COMOROS – The International Islamic Trade Finance Corporation (ITFC) has issued EUR 10 million (US$10.7m) to Comoros to be channelled towards importation of food commodities.
The financing line will facilitate the import of rice, cooking oil, flour, and wheat, therefore powering intra-OIC trade as well as providing direct benefits to the Comorian people.
Since 2008, ITFC has approved more than US$ 500 million in cumulative financing in favor of the Union of Comoros to ensure the country’s food security.
Commenting on the signing, Eng. Hani Salem Sonbol stateD, “ITFC is working with OIC member countries and partners to provide solutions that directly impact the lives of communities, including improving food security. We are pleased to see that these impacts are central to the new financing for Comoros.
“Equally important is that the agreements also enhance intra-OIC trade and are aligned with the United Nations Sustainable Development Goals (UN SDGs).
“At ITFC, we are committed to increasing the impact of trade and we shall keep working together with our partners to achieve our collective goals.”
The Minister of Finance, Budget and Banking Sector of the Union of Comoros, H.E. Kamalidini Souef added, “We are pleased to sign the financing agreement with ITFC, a key development partner of the Union of Comoros since 2008.
“This support to increase the supply in key sectors of our economy such food commodities has positively impacted the living conditions of the people of Comoros. We look forward to further cooperation between Comoros and ITFC.”
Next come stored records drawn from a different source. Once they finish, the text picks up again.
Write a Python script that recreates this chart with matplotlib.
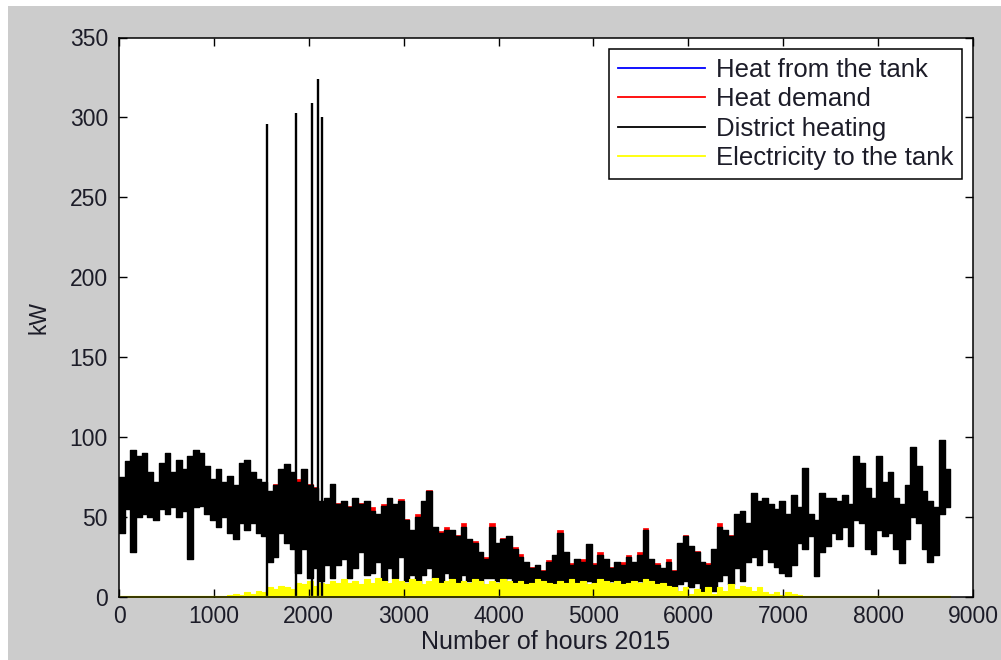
import numpy as np
import matplotlib
matplotlib.use("Agg")
import matplotlib.pyplot as plt
from matplotlib.patches import Rectangle
from matplotlib.lines import Line2D

# Hourly energy balance for 2015, summarised as the highest and lowest
# hourly value in each 60-hour block (146 blocks cover the 8760 hours).
BLOCK_HOURS = 60
YEAR_HOURS = 8760

dh_peak = [
    75, 85, 92, 88, 90, 78, 72, 84, 90, 78,
    86, 80, 88, 92, 90, 82, 74, 80, 72, 76,
    70, 84, 86, 78, 74, 72, 66, 70, 80, 83,
    78, 72, 80, 70, 68, 60, 62, 71, 58, 60,
    56, 62, 58, 60, 54, 52, 57, 62, 58, 60,
    48, 42, 50, 60, 66, 44, 40, 42, 42, 38,
    44, 36, 34, 28, 24, 44, 34, 36, 38, 30,
    25, 22, 18, 20, 16, 22, 26, 40, 28, 20,
    24, 22, 33, 20, 26, 24, 18, 22, 20, 25,
    22, 26, 42, 24, 20, 18, 22, 16, 34, 38,
    32, 28, 22, 20, 30, 44, 42, 38, 52, 54,
    46, 65, 60, 62, 58, 55, 60, 52, 64, 56,
    81, 52, 48, 65, 62, 62, 60, 64, 58, 88,
    84, 68, 62, 88, 72, 78, 62, 58, 70, 94,
    82, 66, 60, 56, 98, 80,
]
dh_trough = [
    40, 55, 28, 50, 52, 50, 48, 55, 52, 56,
    50, 54, 24, 56, 57, 52, 48, 44, 50, 40,
    36, 46, 42, 46, 40, 38, 22, 25, 40, 34,
    30, 15, 30, 12, 18, 10, 20, 12, 20, 24,
    12, 18, 28, 14, 15, 22, 10, 18, 12, 25,
    10, 14, 8, 14, 18, 12, 8, 15, 12, 8,
    14, 10, 10, 8, 12, 12, 10, 8, 12, 9,
    6, 8, 5, 10, 4, 7, 5, 8, 3, 9,
    6, 8, 10, 6, 9, 7, 10, 8, 6, 9,
    8, 10, 7, 9, 6, 3, 4, 2, 8, 10,
    6, 9, 3, 5, 4, 10, 14, 8, 18, 10,
    22, 25, 20, 30, 22, 19, 15, 13, 20, 34,
    30, 38, 13, 28, 32, 40, 36, 44, 32, 48,
    46, 30, 27, 42, 38, 40, 30, 21, 36, 50,
    46, 30, 22, 26, 52, 56,
]
# Heat drawn from the tank at the block peaks (demand = district + tank)
tank_peak = [
    0, 0, 0, 0, 0, 0, 0, 0, 0, 0,
    0, 0, 0, 0, 0, 0, 0, 0, 0, 0,
    0, 0, 0, 0, 0, 0, 0, 1, 0, 0,
    0, 2, 0, 1, 1, 0, 0, 0, 1, 0,
    1, 0, 1, 0, 2, 0, 1, 0, 0, 1,
    1, 0, 2, 0, 1, 0, 1, 2, 0, 1,
    2, 0, 1, 0, 1, 2, 0, 1, 0, 1,
    2, 0, 1, 0, 1, 1, 0, 2, 0, 1,
    0, 2, 0, 1, 2, 0, 1, 0, 2, 1,
    0, 2, 1, 0, 1, 0, 2, 1, 0, 1,
    0, 1, 0, 1, 0, 2, 0, 1, 0, 0,
    0, 0, 0, 0, 0, 0, 0, 0, 0, 0,
    0, 0, 0, 0, 0, 0, 0, 0, 0, 0,
    0, 0, 0, 0, 0, 0, 0, 0, 0, 0,
    0, 0, 0, 0, 0, 0,
]
elec_peak = [
    0, 0, 0, 0, 0, 0, 0, 0, 0, 0,
    0, 0, 0, 0, 0, 0, 0, 0, 0, 1,
    2, 1, 3, 2, 4, 3, 6, 5, 7, 6,
    5, 9, 8, 10, 7, 9, 8, 10, 9, 11,
    9, 10, 8, 11, 9, 12, 10, 9, 11, 10,
    9, 11, 10, 8, 10, 12, 9, 10, 11, 9,
    10, 9, 11, 10, 8, 10, 9, 11, 10, 9,
    10, 8, 9, 11, 10, 9, 8, 10, 9, 11,
    9, 10, 8, 9, 11, 10, 9, 10, 8, 9,
    10, 9, 11, 10, 8, 9, 7, 6, 4, 6,
    2, 5, 3, 6, 2, 6, 4, 8, 5, 7,
    6, 4, 6, 3, 2, 3, 1, 3, 2, 1,
    0, 0, 0, 0, 0, 0, 0, 0, 0, 0,
    0, 0, 0, 0, 0, 0, 0, 0, 0, 0,
    0, 0, 0, 0, 0, 0,
]

# Short district-heating surges (hour of year, kW)
spike_hours = [1556, 1865, 2030, 2093, 2136]
spike_values = [296, 303, 309, 324, 300]

x_ticks = [0, 1000, 2000, 3000, 4000, 5000, 6000, 7000, 8000, 9000]
y_ticks = [0, 50, 100, 150, 200, 250, 300, 350]
series_labels = ["Heat from the tank", "Heat demand", "District heating",
                 "Electricity to the tank"]
series_colors = ["#0000ff", "#ff0000", "#000000", "#ffff00"]

n_blocks = len(dh_peak)
edges = np.append(np.arange(n_blocks) * BLOCK_HOURS, YEAR_HOURS)


def stepped(values):
    v = np.asarray(values, float)
    return np.append(v, v[-1])


dh_hi = stepped(dh_peak)
dh_lo = stepped(dh_trough)
tank_hi = stepped(tank_peak)
demand_hi = dh_hi + tank_hi
elec_hi = stepped(elec_peak)
zero = np.zeros_like(dh_hi)

plt.rcParams["font.family"] = ["Liberation Sans", "DejaVu Sans"]
FS = 16.5
FS_BIG = 18.5
TXT = "#1c1c28"

fig = plt.figure(figsize=(10.01, 6.60), dpi=100, facecolor="white")
fig.patches.append(Rectangle((8 / 1001, 0), 1, 1 - 6 / 660,
                             transform=fig.transFigure, facecolor="#cccccc",
                             edgecolor="none", zorder=-10))

ax = fig.add_axes([119 / 1001, 63 / 660, 854 / 1001, 559.5 / 660])
ax.set_facecolor("white")

# heat from the tank
ax.fill_between(edges, zero, tank_hi, step="post", color=series_colors[0],
                lw=0.8)
# heat demand
ax.fill_between(edges, dh_lo, demand_hi, step="post", color=series_colors[1],
                lw=0.5)
# district heating
ax.fill_between(edges, dh_lo, dh_hi, step="post", color=series_colors[2],
                lw=1.0)
ax.vlines(spike_hours, 0, spike_values, color=series_colors[2], lw=1.7)
# electricity to the tank
ax.fill_between(edges, zero, elec_hi, step="post", color=series_colors[3],
                lw=0.8)
ax.plot([0, YEAR_HOURS], [0, 0], color=series_colors[3], lw=1.6)

ax.set_xlim(0, 9000)
ax.set_ylim(0, 350)
ax.set_xticks(x_ticks)
ax.set_yticks(y_ticks)
ax.tick_params(direction="in", length=6, width=1, top=True, right=True,
               labelsize=FS, colors="#000000", labelcolor=TXT)
ax.tick_params(axis="y", pad=8)
ax.tick_params(axis="x", pad=6)
for s in ax.spines.values():
    s.set_color("#000000")
    s.set_linewidth(1.1)
    s.set_zorder(5)

ax.set_xlabel("Number of hours 2015", fontsize=18, color=TXT, labelpad=1)
ax.set_ylabel("kW", fontsize=FS, color=TXT, labelpad=14)

handles = [Line2D([], [], color=c, lw=1.3) for c in series_colors]
leg = ax.legend(handles, series_labels, loc="upper right",
                bbox_to_anchor=(0.987, 0.979), borderaxespad=0,
                fontsize=FS_BIG, frameon=True, fancybox=False, shadow=False,
                framealpha=1, edgecolor="#000000", handlelength=3.4,
                handletextpad=0.4, labelspacing=0.2, borderpad=0.35)
leg.get_frame().set_linewidth(1.1)
for txt in leg.get_texts():
    txt.set_color(TXT)

fig.savefig("out.png", dpi=100, facecolor=fig.get_facecolor())
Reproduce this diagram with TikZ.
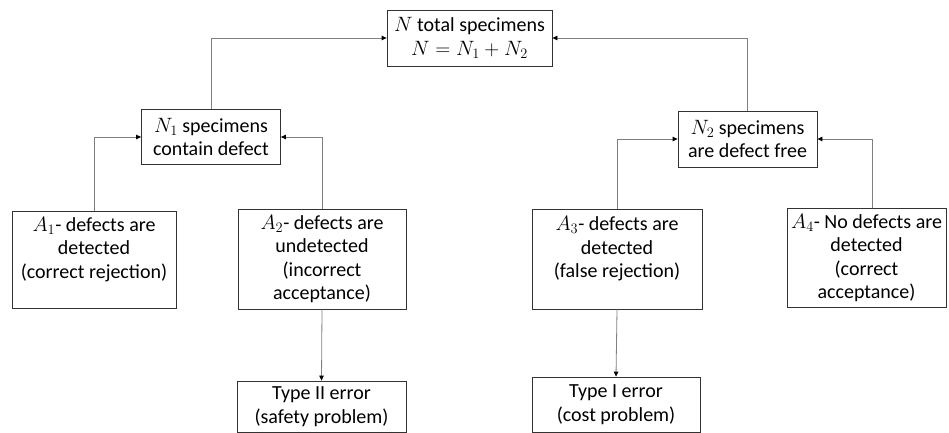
\documentclass[tikz,border=0pt]{standalone}
\usepackage{amsmath,amssymb}
\usepackage{fontspec}
\setmainfont{Carlito}
\usepackage{tikz}
\usetikzlibrary{arrows.meta, positioning, calc}

\begin{document}
\begin{tikzpicture}[
        x=1pt, y=-1pt,
        box/.style={draw=black!80, line width=0.8pt, align=center, inner sep=2pt, font=\fontsize{20}{23.5}\selectfont},
        link/.style={draw=black!50, line width=0.8pt, -{Triangle[length=5pt, width=4.5pt, color=black]}}
    ]
        \useasboundingbox (0,0) rectangle (949,433);

        \node[box, minimum width=165pt, minimum height=56pt] (total) at (469.5,38) {$N$ total specimens\\$N=N_1+N_2$};
        \node[box, minimum width=139pt, minimum height=55pt] (n1) at (211,137) {$N_1$ specimens\\contain defect};
        \node[box, minimum width=139pt, minimum height=56pt] (n2) at (747.5,139) {$N_2$ specimens\\are defect free};

        \node[box, minimum width=164pt, minimum height=97pt] (a1) at (94,259.5) {$A_1$- defects are\\detected\\(correct rejection)\\\mbox{}};
        \node[box, minimum width=168pt, minimum height=100pt] (a2) at (322,259) {$A_2$- defects are\\undetected\\(incorrect\\acceptance)};
        \node[box, minimum width=170pt, minimum height=100pt] (a3) at (617,259) {$A_3$- defects are\\detected\\(false rejection)\\\mbox{}};
        \node[box, minimum width=159pt, minimum height=99pt] (a4) at (866.5,258) {$A_4$- No defects are\\detected\\(correct\\acceptance)};

        \node[box, minimum width=169pt, minimum height=51pt] (t2) at (321.5,406.5) {Type II error\\(safety problem)};
        \node[box, minimum width=168pt, minimum height=55pt] (t1) at (616,404.5) {Type I error\\(cost problem)};

        \draw[link] (n1.north) |- (total.west);
        \draw[link] (n2.north) |- (total.east);
        \draw[link] (a1.north) |- (n1.west);
        \draw[link] (a2.north) |- (n1.east);
        \draw[link] (a3.north) |- (n2.west);
        \draw[link] ([xshift=5.5pt]a4.north) |- (n2.east);
        \draw[link] (a2.south) -- (t2.north);
        \draw[link] (a3.south) -- (t1.north);
    \end{tikzpicture}
\end{document}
To build on this partnership, ITFC will look to formulate strategic cooperation with the Union of Comoros to support the country’s sustainable development plan and provide the necessary financing and capacity building to achieve its economic development goals.
According to FAO, Comoros is a net importer of food products accounting to about 70% of its food, and the import rate of some foods, such as poultry, is as high as 90 percent.
The United Nation organization has further highlighted that half of the population (about 500 people), do not have enough to eat, and malnutrition rates are amongst the highest in the world.
To guarantee safety and quality of food in the market, the country recently received US$3.8m support from COMESA and the European Union (EU) for development of an efficient national Sanitary and Phytosanitary System (SPS).
The support aims to address the regulatory deficit within the national sanitary and phytosanitary system and further ensure food safety and quality control within the country.
In addition, it will guarantee the control of the processing, packaging, storage, handling or distribution of food and feed products going to the local market, imports and exports.